『万葉集』巻第15-3578・3579 ~ 遣新羅使人の歌
訓読
3578
武庫(むこ)の浦の入江(いりえ)の渚鳥(すどり)羽(は)ぐくもる君を離れて恋に死ぬべし
3579
大船に妹(いも)乗るものにあらませば羽(は)ぐくみ持ちて行かましものを
意味
〈3578〉武庫川の河口付近の入江に巣くう水鳥が羽で包むように私を愛してくれたあなた、そのあなたと離れては、私は恋い焦がれて死んでしまいそうです。

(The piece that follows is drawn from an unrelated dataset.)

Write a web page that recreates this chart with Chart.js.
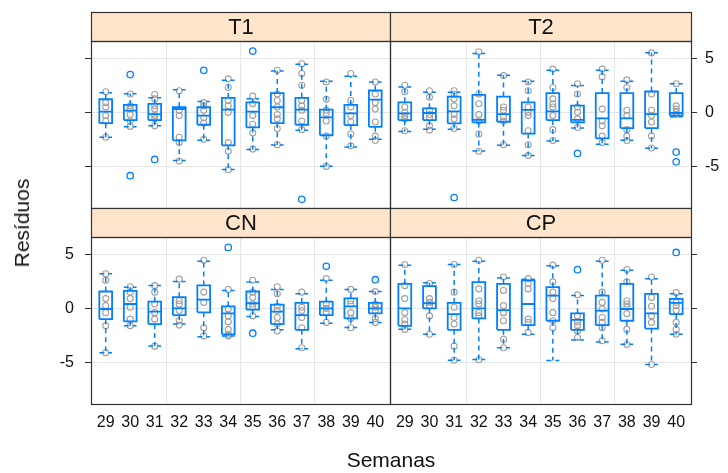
<!DOCTYPE html>
<html lang="pt">
<head>
<meta charset="UTF-8">
<title>Resíduos por semana</title>
<script src="https://cdn.jsdelivr.net/npm/chart.js"></script>
<style>
    body { margin: 0; background: #fff; }
    #wrap { position: relative; width: 728px; height: 473px; font-family: "Liberation Sans", Arial, sans-serif; color: #111; }
    #wrap canvas { position: absolute; left: 0; top: 0; }
    .lab { position: absolute; font-size: 21px; white-space: nowrap; }
    #xlab { left: 91px; width: 600px; top: 448px; text-align: center; }
    #ylab { left: 22px; top: 223px; transform: translate(-50%, -50%) rotate(-90deg); }
</style>
</head>
<body>
<div id="wrap">
    <canvas id="pT1" width="728" height="473"></canvas>
    <canvas id="pT2" width="728" height="473"></canvas>
    <canvas id="pCN" width="728" height="473"></canvas>
    <canvas id="pCP" width="728" height="473"></canvas>
    <div class="lab" id="xlab">Semanas</div>
    <div class="lab" id="ylab">Resíduos</div>
</div>
<script>
    const weeks = ['29', '30', '31', '32', '33', '34', '35', '36', '37', '38', '39', '40'];
    const yTicks = [-5, 0, 5];

    // box stats per week: [lower whisker, q1, median, q3, upper whisker]
    const boxT1 = [
        [-2.3, -1.0, 0.06, 1.21, 1.81], [-1.34, -0.72, 0.16, 0.69, 1.71], [-1.25, -0.72, -0.16, 0.78, 1.34],
        [-4.45, -2.59, 0.31, 0.47, 2.09], [-2.59, -1.15, -0.31, 0.47, 1.0], [-5.29, -3.05, 0.25, 1.34, 2.96],
        [-3.43, -1.4, 0.06, 0.93, 1.25], [-3.02, -1.0, 0.47, 1.78, 3.83], [-1.65, -1.15, 0.25, 1.34, 4.45],
        [-4.98, -2.12, -0.47, 0.25, 2.87], [-3.21, -1.18, -0.09, 0.69, 3.33], [-2.49, -1.34, 1.18, 2.02, 2.8]
    ];
    const outT1 = [[], [3.49, -5.86], [-4.36], [], [3.89], [], [5.67], [], [-8.04], [], [], []];
    const ptsT1 = [
        [1.9, 0.9, 0.5, -0.3, -0.8, -2.3], [1.7, 0.6, 0.3, -0.2, -0.8, -1.3], [1.65, 1.25, 0.6, 0.3, -0.3, -0.6, -1.25],
        [2.0, 0.2, -0.3, -2.3, -2.8, -4.5], [0.9, 0.6, 0.2, -0.5, -1.0, -2.5], [3.1, 2.3, 1.1, 0.6, 0.0, -2.8, -3.6, -5.3],
        [1.5, 0.8, -0.3, -1.1, -1.9, -3.4], [3.9, 1.7, 1.1, 0.5, -0.2, -0.6, -1.5, -3.0], [4.5, 3.6, 2.5, 1.1, 0.6, 0.2, -0.8, -1.6],
        [2.8, 1.2, 0.2, -0.1, -0.8, -2.2, -5.0], [3.6, 1.1, 0.5, -0.3, -0.9, -2.0, -3.1], [2.8, 1.7, 0.9, 0.3, -0.9, -2.2, -2.6]
    ];

    const boxT2 = [
        [-1.78, -0.72, -0.09, 0.93, 2.34], [-1.56, -0.72, -0.06, 0.37, 1.87], [-1.56, -1.03, 0.09, 1.46, 1.87],
        [-3.58, -0.93, -0.69, 1.62, 5.45], [-3.05, -0.87, -0.16, 1.46, 3.43], [-3.99, -1.96, 0.22, 0.93, 2.87],
        [-2.65, -0.72, 0.09, 1.78, 3.89], [-1.46, -0.93, -0.69, 0.62, 2.49], [-2.96, -2.4, -0.56, 1.78, 3.89],
        [-2.59, -1.46, -0.56, 1.78, 2.87], [-3.33, -1.46, -0.16, 1.93, 5.51], [-0.4, -0.31, -0.06, 1.78, 2.65]
    ];
    const outT2 = [[], [], [-7.88], [], [], [], [], [-3.8], [], [], [], [-3.68, -4.58]];
    const ptsT2 = [
        [2.5, 1.9, 0.5, 0.0, -0.3, -0.6, -1.7], [2.0, 1.4, 0.2, -0.2, -0.5, -1.25, -1.65], [2.0, 1.7, 1.25, 0.6, -0.2, -0.6, -1.5],
        [5.6, 1.7, 0.8, -0.2, -0.8, -2.0, -3.6], [3.4, 0.5, 0.2, -0.4, -0.8, -3.0], [2.8, 2.0, 0.5, 0.0, -0.3, -1.7, -3.0, -4.0],
        [4.0, 2.3, 1.25, 0.8, 0.5, -0.3, -1.6, -2.6], [2.65, 1.7, 0.5, 0.0, -0.6, -1.4], [4.0, 3.3, 0.3, -0.8, -1.25, -2.2, -2.8],
        [3.0, 2.3, 0.2, -0.3, -1.6, -2.2, -2.6], [5.5, 1.7, 0.2, -0.3, -0.9, -2.2, -3.3], [2.65, 0.6, 0.3, 0.0, -0.2]
    ];

    const boxCN = [
        [-4.11, -1.0, -0.06, 1.56, 3.21], [-1.62, -1.21, 0.4, 1.62, 1.96], [-3.49, -1.46, -0.31, 0.62, 2.12],
        [-1.46, -0.62, 0.0, 1.03, 2.49], [-2.62, -0.37, 0.81, 2.12, 4.36], [-2.55, -2.4, -0.47, 0.19, 1.65],
        [-0.75, -0.12, 0.47, 1.56, 2.43], [-1.99, -1.46, -0.31, 0.34, 1.74], [-3.74, -1.99, -0.62, 0.5, 1.34],
        [-1.37, -0.62, 0.0, 0.62, 2.59], [-1.78, -0.93, 0.19, 0.93, 1.74], [-1.31, -0.47, 0.0, 0.5, 1.56]
    ];
    const outCN = [[], [], [], [], [], [5.64], [-2.3], [], [], [3.89], [], [2.65]];
    const ptsCN = [
        [3.2, 2.6, 0.9, 0.25, -0.4, -1.6, -4.1], [2.0, 1.5, 0.9, 0.1, -1.0, -1.6], [2.1, 1.5, 0.4, -0.4, -1.0, -3.5],
        [2.7, 0.7, 0.4, -0.2, -1.15, -1.55], [4.45, 1.5, 0.55, -1.8, -2.55], [1.75, -0.05, -0.7, -1.25, -1.95, -2.4, -2.55],
        [2.6, 1.5, 1.0, 0.4, 0.1, -0.7], [2.0, 1.35, 0.2, -0.2, -0.85, -1.45, -2.1], [1.5, 0.1, -0.2, -0.85, -1.8, -3.65],
        [2.75, 0.4, 0.0, -0.4, -1.3], [1.75, 0.7, 0.4, -0.4, -0.95, -1.8], [1.55, 0.4, 0.1, -0.2, -0.95, -1.3]
    ];

    const boxCP = [
        [-1.93, -1.62, 0.0, 2.27, 3.99], [-2.4, 0.0, 0.47, 2.06, 2.37], [-4.8, -1.99, -0.53, 0.5, 4.05],
        [-4.74, -0.93, 0.0, 2.43, 4.36], [-3.64, -1.99, -0.16, 2.27, 2.8], [-2.4, -1.56, 0.4, 2.59, 2.68],
        [-4.83, -1.15, 1.18, 1.96, 3.93], [-2.93, -1.99, -1.06, -0.47, 1.18], [-3.12, -1.56, -0.22, 1.18, 4.36],
        [-3.33, -1.15, -0.06, 2.27, 3.52], [-5.2, -1.87, -0.47, 1.34, 2.74], [-2.4, -0.53, 0.5, 0.87, 1.34]
    ];
    const outCP = [[], [], [], [], [], [], [], [3.58], [], [], [], [5.17]];
    const ptsCP = [
        [4.05, 2.1, 0.9, -0.4, -1.05, -1.45, -1.95], [2.3, 0.9, 0.55, 0.25, -0.7, -2.4], [4.05, 1.5, 0.1, -0.85, -1.45, -3.5, -4.8],
        [4.45, 1.8, 0.7, 0.4, -0.4, -0.7, -4.75], [2.9, 1.65, 0.25, -0.4, -1.15, -2.85, -3.65], [2.75, 2.3, 1.8, -1.0, -1.3, -2.25],
        [4.0, 2.45, 1.5, 0.9, -0.4, -1.15, -1.8], [1.25, -0.7, -1.25, -1.6, -2.1, -2.7], [4.45, 1.5, 0.55, -0.05, -0.85, -1.3, -1.8, -3.0],
        [3.6, 2.45, 0.7, 0.4, 0.1, -0.5, -1.95, -3.35], [2.9, 1.0, 0.2, -0.7, -1.3, -5.2], [1.45, 0.55, 0.25, -0.2, -1.3, -1.95, -2.4]
    ];

    const blue = '#0080ff';
    const gridColor = '#e6e6e6';
    const frameColor = '#333333';
    const fontFamily = '"Liberation Sans", Arial, sans-serif';
    Chart.defaults.font.family = fontFamily;
    Chart.defaults.color = '#111';

    // strip with the panel name above the plot area, plus the panel frame
    const stripPlugin = {
        id: 'strip',
        afterDraw(chart, args, opts) {
            const ctx = chart.ctx;
            const a = chart.chartArea;
            const h = 29;
            const l = Math.round(a.left) + 0.5, r = Math.round(a.right) + 0.5;
            const t = Math.round(a.top) + 0.5, b = Math.round(a.bottom) + 0.5;
            ctx.save();
            ctx.fillStyle = '#ffe5cc';
            ctx.fillRect(l, t - h, r - l, h);
            ctx.strokeStyle = frameColor;
            ctx.lineWidth = 1.2;
            ctx.strokeRect(l, t - h, r - l, h);
            ctx.strokeRect(l, t, r - l, b - t);
            ctx.fillStyle = '#111';
            ctx.font = '22px ' + fontFamily;
            ctx.textAlign = 'center';
            ctx.textBaseline = 'middle';
            ctx.fillText(opts.text, (l + r) / 2, t - h / 2 + 1);
            ctx.restore();
        }
    };

    function panelData(box, out, pts) {
        const w = 0.26;
        const grey = [], frame = [], whisk = [], odd = [];
        box.forEach((s, i) => {
            const x = i + 1;
            const [lo, q1, md, q3, hi] = s;
            pts[i].forEach(v => grey.push({x: x, y: v}));
            frame.push({x: x - w, y: q1}, {x: x + w, y: q1}, {x: x + w, y: q3}, {x: x - w, y: q3}, {x: x - w, y: q1}, {x: x, y: null});
            frame.push({x: x - w, y: md}, {x: x + w, y: md}, {x: x, y: null});
            whisk.push({x: x, y: q3}, {x: x, y: hi}, {x: x, y: null});
            whisk.push({x: x, y: q1}, {x: x, y: lo}, {x: x, y: null});
            whisk.push({x: x - w, y: hi}, {x: x + w, y: hi}, {x: x, y: null});
            whisk.push({x: x - w, y: lo}, {x: x + w, y: lo}, {x: x, y: null});
            out[i].forEach(v => odd.push({x: x, y: v}));
        });
        return [
            {data: grey, order: 4, showLine: false, pointRadius: 3, pointBorderColor: '#a0a0a0',
             pointBackgroundColor: 'rgba(255,255,255,0)', pointBorderWidth: 1.1},
            {data: whisk, order: 3, showLine: true, spanGaps: false, borderColor: blue, borderWidth: 1.5,
             borderDash: [5, 4], pointRadius: 0},
            {data: frame, order: 2, showLine: true, spanGaps: false, borderColor: blue, borderWidth: 1.8, pointRadius: 0},
            {data: odd, order: 1, showLine: false, pointRadius: 3.2, pointBorderColor: blue,
             pointBackgroundColor: '#fff', pointBorderWidth: 1.3}
        ];
    }

    function makePanel(id, name, box, out, pts, cfg) {
        new Chart(document.getElementById(id), {
            type: 'scatter',
            data: {datasets: panelData(box, out, pts)},
            options: {
                responsive: false,
                animation: false,
                events: [],
                layout: {padding: cfg.pad},
                plugins: {legend: {display: false}, tooltip: {enabled: false}, strip: {text: name}},
                scales: {
                    x: {
                        type: 'linear', min: 0.4, max: 12.6, position: 'bottom',
                        grid: {display: false, drawTicks: false}, border: {display: false},
                        afterBuildTicks: s => { s.ticks = weeks.map((w, i) => ({value: i + 1})); },
                        ticks: {display: cfg.xLabels, autoSkip: false, maxRotation: 0, padding: 9,
                                font: {size: 16}, callback: v => weeks[v - 1]},
                        afterFit: s => { s.height = cfg.xLabels ? 30 : 0; }
                    },
                    xg: {
                        type: 'linear', min: 0.4, max: 12.6, position: 'bottom',
                        grid: {color: gridColor, drawTicks: false}, border: {display: false},
                        afterBuildTicks: s => { s.ticks = [3.5, 6.5, 9.5].map(v => ({value: v})); },
                        ticks: {display: false},
                        afterFit: s => { s.height = 0; }
                    },
                    y: {
                        type: 'linear', min: -8.85, max: 6.6, position: cfg.ySide,
                        grid: {color: gridColor, tickColor: frameColor, tickLength: 6, drawTicks: true},
                        border: {display: false},
                        afterBuildTicks: s => { s.ticks = yTicks.map(v => ({value: v})); },
                        ticks: {display: cfg.yLabels, padding: cfg.ySide === 'left' ? 11 : 8, font: {size: 16}},
                        afterFit: s => { s.width = cfg.ySide === 'left' ? 40 : 30; }
                    }
                }
            },
            plugins: [stripPlugin]
        });
    }

    makePanel('pT1', 'T1', boxT1, outT1, ptsT1,
        {pad: {left: 51, right: 338, top: 41, bottom: 265}, ySide: 'left', yLabels: false, xLabels: false});
    makePanel('pT2', 'T2', boxT2, outT2, ptsT2,
        {pad: {left: 390, right: 7, top: 41, bottom: 265}, ySide: 'right', yLabels: true, xLabels: false});
    makePanel('pCN', 'CN', boxCN, outCN, ptsCN,
        {pad: {left: 51, right: 338, top: 237, bottom: 39}, ySide: 'left', yLabels: true, xLabels: true});
    makePanel('pCP', 'CP', boxCP, outCP, ptsCP,
        {pad: {left: 390, right: 7, top: 237, bottom: 39}, ySide: 'right', yLabels: false, xLabels: true});
</script>
</body>
</html>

〈3579〉大きな船にお前を乗せて行けるものであったなら、羽で包んでそっと抱えて行きたいものを。
鑑賞
巻第15の前半は、天平8年(736年)に新羅国(朝鮮半島南部にあった国)に外交使節として派遣された使人たちの歌が145首収められており、その総題として「遣新羅使人ら、別れを悲しびて贈答し、また海路にして情をいたみ思を陳べ、併せて所に当りて誦ふ古歌」とあります。一行が難波を出航したのは6月だったとされます。なお、遣新羅使は、571年から882年まで約3世紀にわたって派遣されましたが、『万葉集』に出てくるのは天平8年に派遣された遣新羅使たちの歌のみです。

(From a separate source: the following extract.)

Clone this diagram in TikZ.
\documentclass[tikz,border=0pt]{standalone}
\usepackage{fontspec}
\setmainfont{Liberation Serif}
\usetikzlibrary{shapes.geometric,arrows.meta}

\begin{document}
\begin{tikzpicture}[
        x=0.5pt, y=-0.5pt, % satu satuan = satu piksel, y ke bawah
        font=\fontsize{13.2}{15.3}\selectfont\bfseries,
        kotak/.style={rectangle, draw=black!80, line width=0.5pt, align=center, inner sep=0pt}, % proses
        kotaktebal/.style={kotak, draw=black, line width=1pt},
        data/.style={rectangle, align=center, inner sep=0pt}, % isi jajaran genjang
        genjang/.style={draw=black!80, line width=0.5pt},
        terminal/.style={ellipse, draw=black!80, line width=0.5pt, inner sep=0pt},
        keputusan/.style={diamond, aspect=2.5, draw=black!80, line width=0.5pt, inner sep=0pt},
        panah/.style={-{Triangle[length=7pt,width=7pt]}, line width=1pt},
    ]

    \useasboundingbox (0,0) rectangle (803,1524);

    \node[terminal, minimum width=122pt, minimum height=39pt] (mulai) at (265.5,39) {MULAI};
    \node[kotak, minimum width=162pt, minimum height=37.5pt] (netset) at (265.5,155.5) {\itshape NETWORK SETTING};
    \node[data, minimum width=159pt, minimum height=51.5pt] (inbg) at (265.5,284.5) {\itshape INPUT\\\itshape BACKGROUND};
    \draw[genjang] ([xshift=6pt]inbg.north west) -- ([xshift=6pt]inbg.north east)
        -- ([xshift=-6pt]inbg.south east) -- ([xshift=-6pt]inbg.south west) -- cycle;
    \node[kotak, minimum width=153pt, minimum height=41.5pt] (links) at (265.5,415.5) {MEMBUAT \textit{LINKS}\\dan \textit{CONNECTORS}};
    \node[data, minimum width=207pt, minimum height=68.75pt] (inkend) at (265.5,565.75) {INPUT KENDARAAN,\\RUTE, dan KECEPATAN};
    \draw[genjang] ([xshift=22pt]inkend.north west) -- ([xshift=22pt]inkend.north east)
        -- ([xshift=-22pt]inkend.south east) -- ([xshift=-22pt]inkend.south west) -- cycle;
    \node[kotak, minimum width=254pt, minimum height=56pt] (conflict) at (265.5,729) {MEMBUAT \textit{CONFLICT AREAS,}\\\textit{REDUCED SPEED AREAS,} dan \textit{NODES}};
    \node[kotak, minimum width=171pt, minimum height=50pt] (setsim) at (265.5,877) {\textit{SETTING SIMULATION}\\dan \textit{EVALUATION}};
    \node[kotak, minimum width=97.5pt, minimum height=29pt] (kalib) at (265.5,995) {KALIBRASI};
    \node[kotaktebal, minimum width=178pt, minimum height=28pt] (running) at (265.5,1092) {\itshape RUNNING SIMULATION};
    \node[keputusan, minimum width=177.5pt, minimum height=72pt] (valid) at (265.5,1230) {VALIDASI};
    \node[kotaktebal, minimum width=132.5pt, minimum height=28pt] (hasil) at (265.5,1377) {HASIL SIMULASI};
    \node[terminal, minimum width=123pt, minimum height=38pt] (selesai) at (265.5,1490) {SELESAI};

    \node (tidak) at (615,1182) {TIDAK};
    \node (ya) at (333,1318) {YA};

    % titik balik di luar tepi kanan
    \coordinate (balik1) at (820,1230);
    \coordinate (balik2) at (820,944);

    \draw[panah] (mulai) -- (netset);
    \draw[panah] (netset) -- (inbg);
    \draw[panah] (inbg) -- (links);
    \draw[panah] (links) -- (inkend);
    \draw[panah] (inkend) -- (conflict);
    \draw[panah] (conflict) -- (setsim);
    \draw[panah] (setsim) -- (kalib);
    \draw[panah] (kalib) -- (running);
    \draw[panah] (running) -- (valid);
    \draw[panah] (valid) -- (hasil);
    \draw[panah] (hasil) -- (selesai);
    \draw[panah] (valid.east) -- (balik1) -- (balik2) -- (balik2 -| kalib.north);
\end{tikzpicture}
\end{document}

この時の遣新羅大使に任命されたのは阿倍継麻呂(あべのつぎまろ)、副使は大伴御中(おおとものみなか:三中とも)、使節団の人数は総勢200人前後だったとみられ、遣唐使は4隻で船団を組みましたが、遣新羅使は何隻だったかは分かりません。歌が詠まれた場所をたどっていくと、難波を出航後、瀬戸内の岸辺伝いに各港や九州の能古島、対馬などを経て新羅に向かったことが窺えます。しかしながら、これらの歌が詠まれた時の新羅国と日本の関係は必ずしも良好ではなかったため、使節の目的は果たせなかったばかりか、往路ですでに死者を出し、帰途には大使が病死するなど、払った犠牲に対し成果が全く得られなかった悲劇的な使節でした。
副使の大伴御中は大伴家持の同族であり、同人が作った歌も2首含まれています。遣新羅使人らの歌は、往路で詠まれた140首、帰路で詠まれた5首からなり、御中がそれらを記録して、後に家持らに伝わったものとみられています。
3578は遣新羅使として旅立つ夫を送る妻の歌。「武庫の浦」は、兵庫県の武庫川の河口付近の海。 難波を出た使人たちの最初の宿泊地だったとされます。当時の船旅は、夜になると陸に上がって宿泊するのが普通でした。「渚鳥」は、洲にいる水鳥。「羽ぐくむ」は「育む」の語源となった言葉で、親鳥が羽で包んでひなを育てる意。「恋に死ぬべし」の「べし」は、推量。3579は、夫が答えた歌。「・・・せば・・・まし(もの)を」の表現は『万葉集』にしばしば見られ、ありえないことを空想し、それを願望する心を表しています。